Ed Herman: Sokov= Socks Off. Leonid Sokov is/was a member of the Russian art movement, Sotz Art, the Russian version of Pop ART. Before coming to the US, the Russian authorities bulldozed a work of his, Very Hard Criticism. Finally he represented Russia in the 2014 Venice Biannual.

For Jeannine Hunter Lazzaro there is and has always been a fascination in creating images that explore the surface and medium of the picture plane. Combining various methods, textures and paint to create becomes a transformative experience for her. Particularly stain-painting, masking out areas, creating collaged surfaces and shaping the canvas are elements she has developed in her visual language.

Barbara Hillerman Lieske’s career path spanned graphic design, craft art, art education, research dealing with the sociology of fashion, and photography. Her interest in street photography evolved while serving in Vienna, Austria, as head of a branch of Webster University's Art Department. “As I walked through the city I was attracted to individuals who expressed their personalities and humanity through gesture and choice of clothing.”

Leonard Rosenfeld (1926-2009), as an Expressionist painted, in his words, "with a weird combination of abandon and discipline." "Frankenstein in Baghdad" (2006), was among his Iraq War series. The series was first inspired by a New York Times review of In the Company of Soldiers by Rick Atkinson, which spoke of General Petraeus' precient question to Atkinson, "Tell me how this ends?" Rosenfeld's Iraq War series spanned 2004-2008.

Jimmy Salmon: Study in Old World Still Life: The photograph in this exhibition, GRAPES, BERKEMEYER AND ROEMER, is from a series based on a study of the 17th Century Dutch Still Life painters Pieter Claesz, Adriaen Coorte, and the more rustic work of Spaniard Luis Mendelez. The intent of the work was to create a meditative mood, using simple compositions, with hand painted backgrounds of brush strokes and color pallet to resemble those of Claesz.

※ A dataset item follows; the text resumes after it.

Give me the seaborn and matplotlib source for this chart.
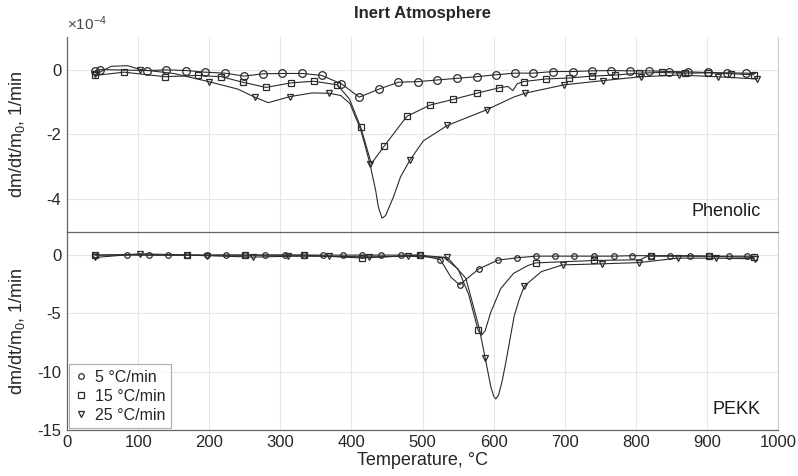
import numpy as np
import pandas as pd
import seaborn as sns
import matplotlib
matplotlib.use("Agg")
import matplotlib.pyplot as plt

# Phenolic, dm/dt/m0 in units of 1e-4 1/min (marker points, then line-only points)
phen5_T = [40, 46, 113, 139, 168, 194, 222, 249, 276, 303, 331, 358, 386, 411, 439, 466,
           494, 521, 548, 576, 603, 630, 656, 684, 711, 738, 765, 792, 819, 846, 873, 901, 928, 955]
phen5_y = [-0.03, 0.0, -0.03, -0.01, -0.03, -0.08, -0.11, -0.2, -0.13, -0.12, -0.12, -0.18, -0.44, -0.85, -0.6, -0.39,
           -0.37, -0.32, -0.27, -0.22, -0.16, -0.11, -0.11, -0.06, -0.06, -0.04, -0.03, -0.04, -0.04, -0.06, -0.07, -0.09, -0.1, -0.11]
phen5_xT = [968]
phen5_xy = [-0.12]

phen15_T = [40, 80, 138, 184, 217, 247, 280, 315, 347, 380, 413, 446, 478, 511, 543, 576, 608,
            642, 673, 706, 739, 771, 804, 837, 869, 901, 934, 966]
phen15_y = [-0.18, -0.08, -0.22, -0.18, -0.22, -0.39, -0.55, -0.41, -0.36, -0.47, -1.77, -2.36, -1.44, -1.09, -0.92, -0.73, -0.56,
            -0.37, -0.29, -0.26, -0.2, -0.17, -0.11, -0.09, -0.11, -0.1, -0.13, -0.16]
phen15_xT = [397, 428, 620, 627, 633]
phen15_xy = [-0.9, -2.9, -0.52, -0.65, -0.44]

phen25_T = [40, 103, 199, 264, 314, 369, 426, 482, 535, 590, 644, 699, 754, 807, 861, 915, 970]
phen25_y = [-0.15, 0.0, -0.37, -0.85, -0.83, -0.73, -2.9, -2.8, -1.72, -1.24, -0.73, -0.47, -0.34, -0.22, -0.17, -0.22, -0.29]
phen25_xT = [62, 85, 150, 240, 283, 345, 385, 398, 413, 434, 438, 443, 448, 459, 469, 501, 628]
phen25_xy = [0.1, 0.12, -0.12, -0.6, -1.02, -0.72, -0.8, -1.05, -1.85, -3.72, -4.25, -4.58, -4.5, -3.93, -3.31, -2.2, -0.85]

# PEKK, dm/dt/m0 in 1/min
pekk5_T = [40, 84, 115, 142, 169, 197, 224, 251, 279, 306, 333, 360, 388, 415, 442, 470, 496,
           525, 552, 579, 606, 633, 659, 686, 713, 741, 769, 795, 822, 848, 876, 903, 931, 957]
pekk5_y = [0.0, 0.05, 0.0, 0.0, 0.0, 0.0, 0.0, 0.0, 0.0, 0.0, 0.0, 0.0, 0.0, 0.0, 0.0, 0.0, 0.0,
           -0.38, -2.55, -1.19, -0.43, -0.23, -0.09, -0.09, -0.09, -0.09, -0.09, -0.05, -0.05, -0.05, -0.05, -0.09, -0.09, -0.09]
pekk5_xT = [540, 968]
pekk5_xy = [-1.9, -0.1]

pekk15_T = [40, 169, 251, 333, 415, 496, 578, 659, 741, 822, 903, 966]
pekk15_y = [0.0, 0.0, 0.0, 0.0, -0.25, 0.0, -6.43, -0.67, -0.46, -0.09, -0.1, -0.2]
pekk15_xT = [530, 550, 565, 583, 588, 596, 610, 628, 648, 806, 816]
pekk15_xy = [-0.2, -1.2, -3.4, -6.87, -6.5, -4.9, -2.87, -1.57, -0.9, -0.4, -0.1]

pekk25_T = [40, 103, 197, 262, 311, 368, 424, 479, 535, 588, 643, 697, 752, 805, 859, 913, 967]
pekk25_y = [-0.2, 0.12, -0.05, -0.17, -0.1, -0.1, -0.15, -0.1, -0.2, -8.8, -2.67, -0.84, -0.75, -0.64, -0.26, -0.26, -0.32]
pekk25_xT = [561, 580, 596, 600, 603, 607, 612, 617, 629, 636, 667]
pekk25_xy = [-2.0, -6.35, -11.3, -12.1, -12.35, -12.0, -10.8, -9.25, -5.2, -3.8, -1.42]

labels = ["5 °C/min", "15 °C/min", "25 °C/min"]
markers = ["o", "s", "v"]


def frame(T, y, xT, xy, label):
    line = pd.DataFrame({"T": T + xT, "y": y + xy}).sort_values("T")
    line["rate"] = label
    pts = pd.DataFrame({"T": T, "y": y, "rate": label})
    return line, pts


sns.set_theme(style="whitegrid")
plt.rcParams["font.family"] = ["Liberation Sans", "DejaVu Sans"]
plt.rcParams["mathtext.fontset"] = "custom"
plt.rcParams["mathtext.rm"] = "Liberation Sans"
plt.rcParams["mathtext.it"] = "Liberation Sans"
plt.rcParams["axes.unicode_minus"] = False

fig = plt.figure(figsize=(7.98, 4.76), dpi=100)
ax2 = fig.add_axes([0.084, 0.097, 0.891, 0.416])
ax1 = fig.add_axes([0.084, 0.513, 0.891, 0.409])

panels = [
    (ax1, [(phen5_T, phen5_y, phen5_xT, phen5_xy), (phen15_T, phen15_y, phen15_xT, phen15_xy),
           (phen25_T, phen25_y, phen25_xT, phen25_xy)]),
    (ax2, [(pekk5_T, pekk5_y, pekk5_xT, pekk5_xy), (pekk15_T, pekk15_y, pekk15_xT, pekk15_xy),
           (pekk25_T, pekk25_y, pekk25_xT, pekk25_xy)]),
]

ink = "#2b2b2b"
for ax, series in panels:
    for (T, y, xT, xy), lab, mk in zip(series, labels, markers):
        line, pts = frame(T, y, xT, xy, lab)
        sns.lineplot(data=line, x="T", y="y", ax=ax, color=ink, lw=0.8,
                     sort=False, estimator=None, legend=False)
        ms = 5.5 if mk == "o" else 5
        ax.plot(pts["T"], pts["y"], ls="none", marker=mk, ms=ms, mfc="none",
                mec=ink, mew=0.9, label=lab)

    ax.set_xlim(0, 1000)
    ax.set_xticks(np.arange(0, 1001, 100))
    ax.grid(True, color="#e6e6e6", lw=0.8)
    ax.patch.set_alpha(0)
    ax.tick_params(direction="in", length=4, color="#777777", labelsize=12,
                   labelcolor="#262626", pad=4)
    ax.spines["top"].set_visible(False)
    for s in ["left", "bottom"]:
        ax.spines[s].set_color("#666666")
        ax.spines[s].set_linewidth(0.9)
    ax.spines["right"].set_color("#d0d0d0")
    ax.spines["right"].set_linewidth(0.8)
    ax.set_ylabel("dm/dt/m$_0$, 1/min", fontsize=13, color="#262626")
    ax.yaxis.set_label_coords(-0.056, 0.5)
    ax.set_xlabel("")

ax1.set_ylim(-5, 1)
ax1.set_yticks([-4, -2, 0])
ax1.tick_params(labelbottom=False)
ax1.text(0.0, 1.02, "×10$^{-4}$", transform=ax1.transAxes, fontsize=11,
         color="#444444", ha="left", va="bottom")
ax1.set_title("Inert Atmosphere", fontsize=12, fontweight="bold", pad=14)
ax1.text(0.975, 0.06, "Phenolic", transform=ax1.transAxes, fontsize=13,
         ha="right", va="bottom", color="#1a1a1a")

ax2.set_ylim(-15, 2)
ax2.set_yticks([-15, -10, -5, 0])
ax2.set_xlabel("Temperature, °C", fontsize=13, color="#262626", labelpad=1)
ax2.text(0.975, 0.06, "PEKK", transform=ax2.transAxes, fontsize=13,
         ha="right", va="bottom", color="#1a1a1a")

handles, labs = ax2.get_legend_handles_labels()
for h in handles:
    h.set_markersize(4)
leg = ax2.legend(handles, labs, loc="lower left", fontsize=11.5, frameon=True,
                 fancybox=False, edgecolor="#999999", borderaxespad=0.1,
                 handlelength=0.8, handletextpad=0.5, labelspacing=0.25,
                 borderpad=0.35)
leg.get_frame().set_linewidth(0.8)

fig.savefig("out.png", dpi=100)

Nela V. Steric: "The "Virgin of the Rocks" is a part of my "Spiritual" Series paintings. In the series, I explore my relationship with the "other side", my beliefs, but also my doubts and the underlying irony in the religious stories that people create to explain the spiritual."

Rosalind Tobias: “I love working from a live model. I love the challenge of capturing the essence of a pose. One is working with very deep feelings.”

Jeff Watts shot the Central Park Row Boats “as I was intrigued by the their patterns of shape and color and thought they would make for an interesting abstract image which would not be immediately recognizable to the viewer.”